** Begin DATASET SECTION **
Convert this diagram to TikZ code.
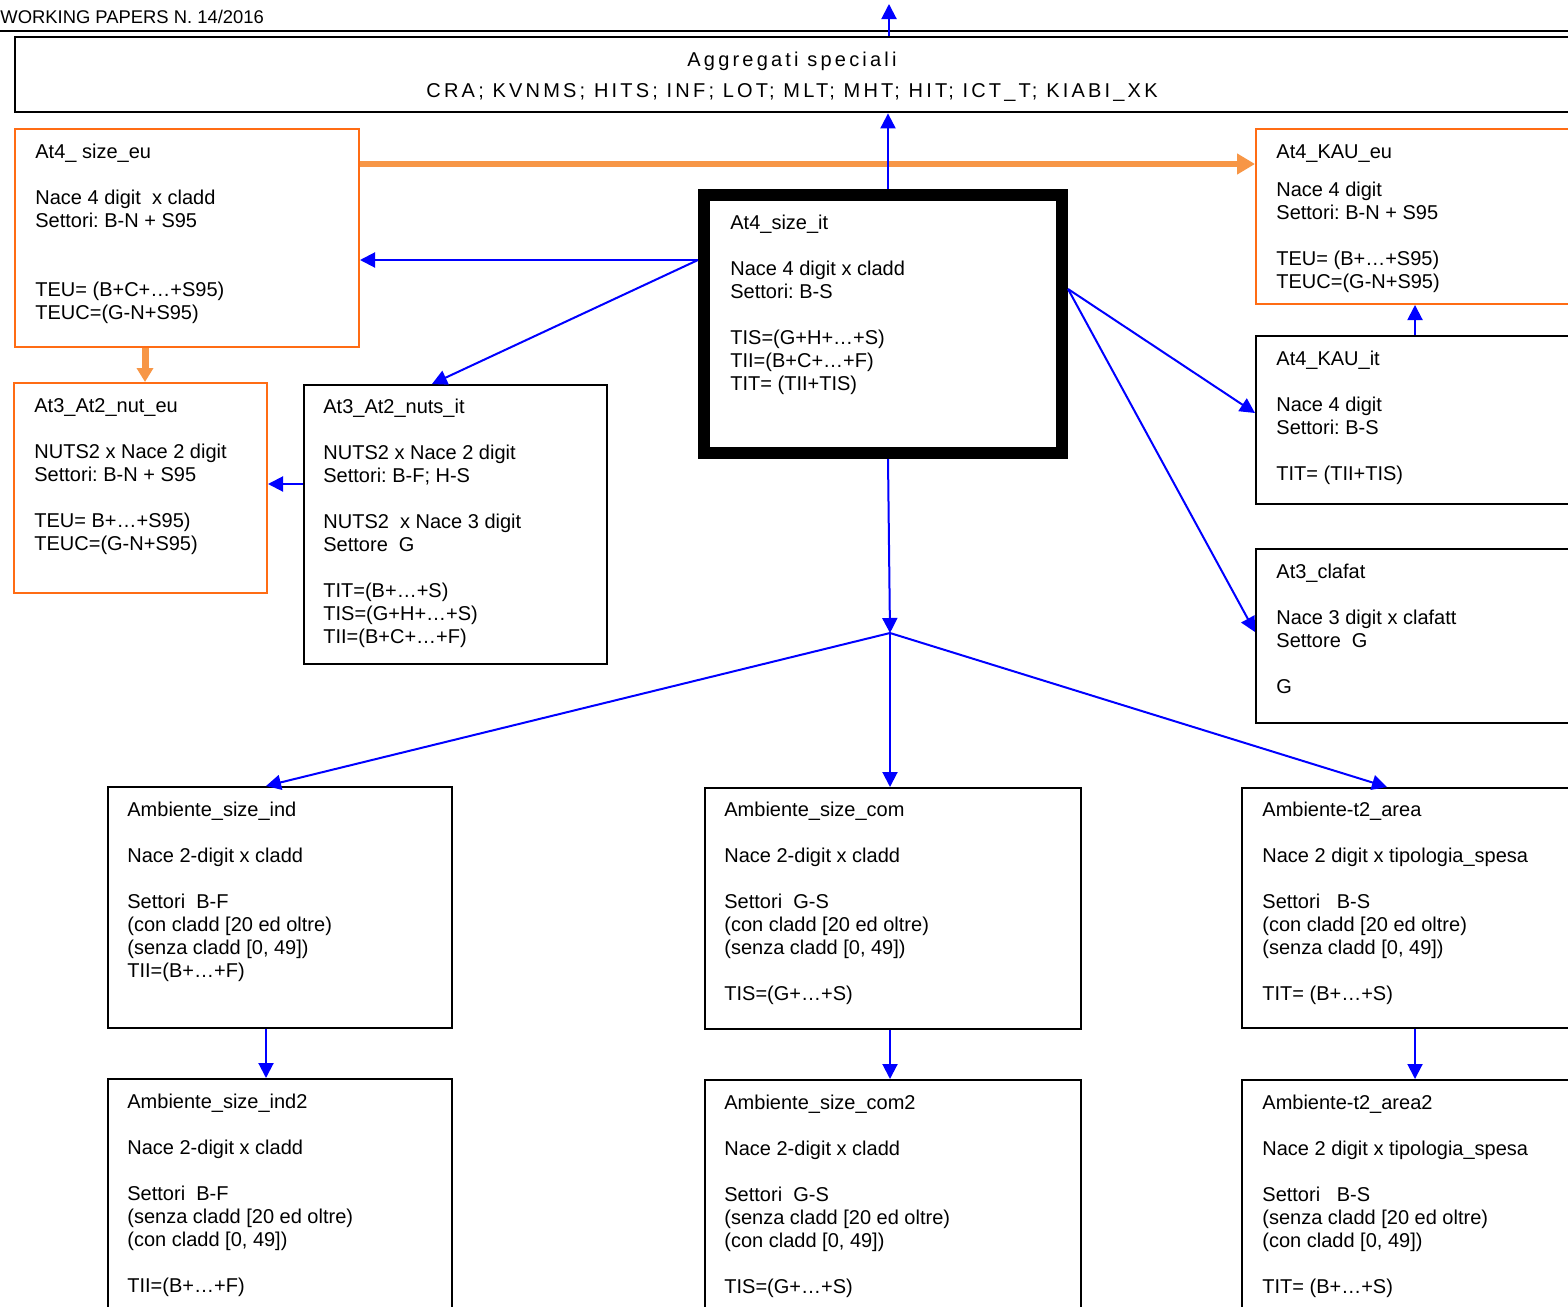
\documentclass[tikz,border=0pt]{standalone}
\usepackage{fontspec}
\setmainfont{Liberation Sans}
\usetikzlibrary{arrows.meta,calc}
\definecolor{oborder}{RGB}{255,108,20}
\definecolor{oarr}{RGB}{247,150,70}
\frenchspacing
\begin{document}
\begin{tikzpicture}[x=0.5pt,y=-0.5pt,
  every node/.style={font=\fontsize{10pt}{11.5pt}\selectfont},
  box/.style={draw=black, line width=1pt, anchor=north west, inner sep=0pt},
  obox/.style={box, draw=oborder},
  txt/.style={anchor=north west, inner sep=0pt, align=left},
  barrow/.style={draw=blue, line width=1pt, -{Triangle[length=7.5pt,width=7.5pt]}},
  oarrow/.style={draw=oarr, line width=3pt, -{Triangle[length=9pt,width=10pt]}},
  odown/.style={draw=oarr, line width=3.5pt, -{Triangle[length=7pt,width=8pt]}}]
\useasboundingbox (0,0) rectangle (1568,1306);
\clip (0,0) rectangle (1568,1306);

% header
\node[anchor=base west, inner sep=0pt, font=\fontsize{9.2pt}{11pt}\selectfont] (hdr) at (0,24) {WORKING PAPERS N. 14/2016};
\draw[line width=0.8pt] (0,31) -- (1568,31);

% top box
\node[box, line width=1.2pt, minimum width=788pt, minimum height=37.5pt] (agg) at (14,36) {};
\node[anchor=north, align=center, inner sep=0pt,
  font=\fontsize{10pt}{11.5pt}\selectfont\addfontfeatures{LetterSpace=16}] (aggt) at (792,50)
  {\strut Aggregati speciali\\[4pt] CRA; KVNMS; HITS; INF; LOT; MLT; MHT; HIT; ICT\_T; KIABI\_XK};

% boxes
\node[obox, minimum width=172pt, minimum height=109pt] (eu) at (14,128) {};
\node[obox, minimum width=126.5pt, minimum height=105pt] (nuteu) at (13,382) {};
\node[box, minimum width=151.5pt, minimum height=139.5pt] (nutsit) at (303,384) {};
\node[box, line width=6pt, minimum width=179pt, minimum height=129pt] (cent) at (698,189) {};
\node[obox, minimum width=167.5pt, minimum height=87.5pt] (kaueu) at (1255,128) {};
\node[box, minimum width=167.5pt, minimum height=84pt] (kauit) at (1255,335) {};
\node[box, minimum width=167.5pt, minimum height=87pt] (clafat) at (1255,548) {};
\node[box, minimum width=172pt, minimum height=120.5pt] (ind) at (107,786) {};
\node[box, minimum width=188pt, minimum height=120.5pt] (com) at (704,787) {};
\node[box, minimum width=174.5pt, minimum height=120pt] (area) at (1241,787) {};
\node[box, minimum width=172pt, minimum height=121pt] (ind2) at (107,1078) {};
\node[box, minimum width=188pt, minimum height=121pt] (com2) at (704,1079) {};
\node[box, minimum width=174.5pt, minimum height=121pt] (area2) at (1241,1079) {};

% texts
\node[txt] (teu) at (35,142) {\strut At4\_ size\_eu\\[11.5pt] Nace 4 digit\ \ x cladd\\ Settori: B-N + S95\\[23pt] TEU= (B+C+…+S95)\\ TEUC=(G-N+S95)};
\node[txt] (tnuteu) at (34,396) {\strut At3\_At2\_nut\_eu\\[11.5pt] NUTS2 x Nace 2 digit\\ Settori: B-N + S95\\[11.5pt] TEU= B+…+S95)\\ TEUC=(G-N+S95)};
\node[txt] (tnutsit) at (323,397) {\strut At3\_At2\_nuts\_it\\[11.5pt] NUTS2 x Nace 2 digit\\ Settori: B-F; H-S\\[11.5pt] NUTS2\ \ x Nace 3 digit\\ Settore\ \ G\\[11.5pt] TIT=(B+…+S)\\ TIS=(G+H+…+S)\\ TII=(B+C+…+F)};
\node[txt] (tcent) at (730,213) {\strut At4\_size\_it\\[11.5pt] Nace 4 digit x cladd\\ Settori: B-S\\[11.5pt] TIS=(G+H+…+S)\\ TII=(B+C+…+F)\\ TIT= (TII+TIS)};
\node[txt] (tkaueu) at (1276,142) {\strut At4\_KAU\_eu\\[7.5pt] Nace 4 digit\\ Settori: B-N + S95\\[11.5pt] TEU= (B+…+S95)\\ TEUC=(G-N+S95)};
\node[txt] (tkauit) at (1276,349) {\strut At4\_KAU\_it\\[11.5pt] Nace 4 digit\\ Settori: B-S\\[11.5pt] TIT= (TII+TIS)};
\node[txt] (tclafat) at (1276,562) {\strut At3\_clafat\\[11.5pt] Nace 3 digit x clafatt\\ Settore\ \ G\\[11.5pt] G};
\node[txt] (tind) at (127,800) {\strut Ambiente\_size\_ind\\[11.5pt] Nace 2-digit x cladd\\[11.5pt] Settori\ \ B-F\\ (con cladd [20 ed oltre)\\ (senza cladd [0, 49])\\ TII=(B+…+F)};
\node[txt] (tcom) at (724,800) {\strut Ambiente\_size\_com\\[11.5pt] Nace 2-digit x cladd\\[11.5pt] Settori\ \ G-S\\ (con cladd [20 ed oltre)\\ (senza cladd [0, 49])\\[11.5pt] TIS=(G+…+S)};
\node[txt] (tarea) at (1262,800) {\strut Ambiente-t2\_area\\[11.5pt] Nace 2 digit x tipologia\_spesa\\[11.5pt] Settori\ \ \ B-S\\ (con cladd [20 ed oltre)\\ (senza cladd [0, 49])\\[11.5pt] TIT= (B+…+S)};
\node[txt] (tind2) at (127,1092) {\strut Ambiente\_size\_ind2\\[11.5pt] Nace 2-digit x cladd\\[11.5pt] Settori\ \ B-F\\ (senza cladd [20 ed oltre)\\ (con cladd [0, 49])\\[11.5pt] TII=(B+…+F)};
\node[txt] (tcom2) at (724,1093) {\strut Ambiente\_size\_com2\\[11.5pt] Nace 2-digit x cladd\\[11.5pt] Settori\ \ G-S\\ (senza cladd [20 ed oltre)\\ (con cladd [0, 49])\\[11.5pt] TIS=(G+…+S)};
\node[txt] (tarea2) at (1262,1093) {\strut Ambiente-t2\_area2\\[11.5pt] Nace 2 digit x tipologia\_spesa\\[11.5pt] Settori\ \ \ B-S\\ (senza cladd [20 ed oltre)\\ (con cladd [0, 49])\\[11.5pt] TIT= (B+…+S)};

% helper coordinates
\coordinate (topend) at (889,4);
\coordinate (J) at (890,633);
\coordinate (yA) at (0,260);
\coordinate (yB) at (0,484);
\coordinate (yC) at (0,289);
\coordinate (yD) at (0,413);
\coordinate (yE) at (0,632);
\coordinate (yO) at (0,164);
\coordinate (xA) at (432,0);
\coordinate (xK) at (1415,0);
\coordinate (xO) at (145,0);
\coordinate (xI) at (266,0);
\coordinate (xC) at (890,0);
\coordinate (xR) at (1387,0);
\coordinate (xT) at (889,0);
\coordinate (xM) at (888,0);

% orange arrows
\draw[oarrow] (eu.east |- yO) -- (kaueu.west |- yO);
\draw[odown] (eu.south -| xO) -- (nuteu.north -| xO);

% blue arrows
\draw[barrow] (agg.north -| xT) -- (topend);
\draw[barrow] (cent.north -| xM) -- (agg.south -| xM);
\draw[barrow] (cent.west |- yA) -- (eu.east |- yA);
\draw[barrow] (cent.west |- yA) -- (nutsit.north -| xA);
\draw[barrow] (nutsit.west |- yB) -- (nuteu.east |- yB);
\draw[barrow] (cent.east |- yC) -- (kauit.west |- yD);
\draw[barrow] (cent.east |- yC) -- (clafat.west |- yE);
\draw[barrow] (kauit.north -| xK) -- (kaueu.south -| xK);
\draw[barrow] (cent.south -| xM) -- (J);
\draw[barrow] (J) -- (ind.north -| xI);
\draw[barrow] (J) -- (com.north -| xC);
\draw[barrow] (J) -- (area.north -| xR);
\draw[barrow] (ind.south -| xI) -- (ind2.north -| xI);
\draw[barrow] (com.south -| xC) -- (com2.north -| xC);
\draw[barrow] (area.south -| xK) -- (area2.north -| xK);
\end{tikzpicture}
\end{document}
** End DATASET SECTION **
Print, exactly as written, the lines above from the first one to the one containing "Aggregati speciali\\[4pt] CRA;". Leave out pictures.

:: PROBLEM SOLUTION ::
Convert this diagram to TikZ code.
\documentclass[tikz,border=0pt]{standalone}
\usepackage{fontspec}
\setmainfont{Liberation Sans}
\usetikzlibrary{arrows.meta,calc}
\definecolor{oborder}{RGB}{255,108,20}
\definecolor{oarr}{RGB}{247,150,70}
\frenchspacing
\begin{document}
\begin{tikzpicture}[x=0.5pt,y=-0.5pt,
  every node/.style={font=\fontsize{10pt}{11.5pt}\selectfont},
  box/.style={draw=black, line width=1pt, anchor=north west, inner sep=0pt},
  obox/.style={box, draw=oborder},
  txt/.style={anchor=north west, inner sep=0pt, align=left},
  barrow/.style={draw=blue, line width=1pt, -{Triangle[length=7.5pt,width=7.5pt]}},
  oarrow/.style={draw=oarr, line width=3pt, -{Triangle[length=9pt,width=10pt]}},
  odown/.style={draw=oarr, line width=3.5pt, -{Triangle[length=7pt,width=8pt]}}]
\useasboundingbox (0,0) rectangle (1568,1306);
\clip (0,0) rectangle (1568,1306);

% header
\node[anchor=base west, inner sep=0pt, font=\fontsize{9.2pt}{11pt}\selectfont] (hdr) at (0,24) {WORKING PAPERS N. 14/2016};
\draw[line width=0.8pt] (0,31) -- (1568,31);

% top box
\node[box, line width=1.2pt, minimum width=788pt, minimum height=37.5pt] (agg) at (14,36) {};
\node[anchor=north, align=center, inner sep=0pt,
  font=\fontsize{10pt}{11.5pt}\selectfont\addfontfeatures{LetterSpace=16}] (aggt) at (792,50)
  {\strut Aggregati speciali\\[4pt] CRA; KVNMS; HITS; INF; LOT; MLT; MHT; HIT; ICT\_T; KIABI\_XK};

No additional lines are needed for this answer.